Turn for home: From the Keyaki point, riders start to creep. Shin Emperor may try to increase the heat early again. Sunrise Earth will not want to be shuffled back. Tosaki on Danon Decile slides into the clear and starts that long grind. Lemaire stalks, still waiting. Barzalona has to make a call: go now with Danon Decile or risk giving the locals first run.
Final 400: The hill reveals the truth. Any leader who has over‑done it begins to shorten. This is where Masquerade Ball and Croix du Nord unleash, and where Calandagan must already be in full cry.
In most scenarios, a slow, dawdling Japan Cup is unlikely. Too many connections want a real test for their stayers, and too many forward types naturally roll along.

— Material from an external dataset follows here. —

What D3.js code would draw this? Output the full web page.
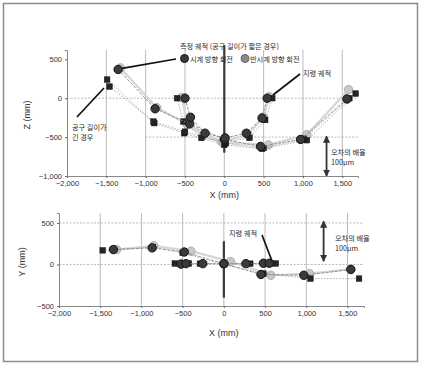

A strong but even tempo suits Danon Decile, Deep Monster, Justin Palace, and Tastiera. A messy, stacked race that turns into a 400‑metre burn tilts it back toward Masquerade Ball, Brede Weg, and Calandagan.
Verdict

Everything points to the locals again, but this is the first year in a long time where you cannot dismiss the visitor on history alone.
Masquerade Ball
Weight advantage, freakish turn of foot, and a Tokyo record that screams “future champion.” If he relaxes and sees out the trip, he is the most likely winner.
Calandagan
Europe’s Horse of the Year and a proper champion. If any foreigner is going to crack the Japan Cup in this era, it is a horse like this. The history books and the locals might still keep him one rung below the winner, but it would be no surprise if he were to cross the line first.
Danon Decile
The professional. Has already beaten Calandagan, loves Tokyo 2400 and will be in the right spot when it matters. Very hard to knock out of the first three.
Croix du Nord
Derby hero with a cloud from the Arc. If he has truly reset, he can finish higher than this. If the trip has dulled him slightly, a brave but non‑winning run is likely.
Deep Monster / Admire Terra / Shin Emperor
Any of this trio can sneak into the frame if the race tilts toward their particular strengths.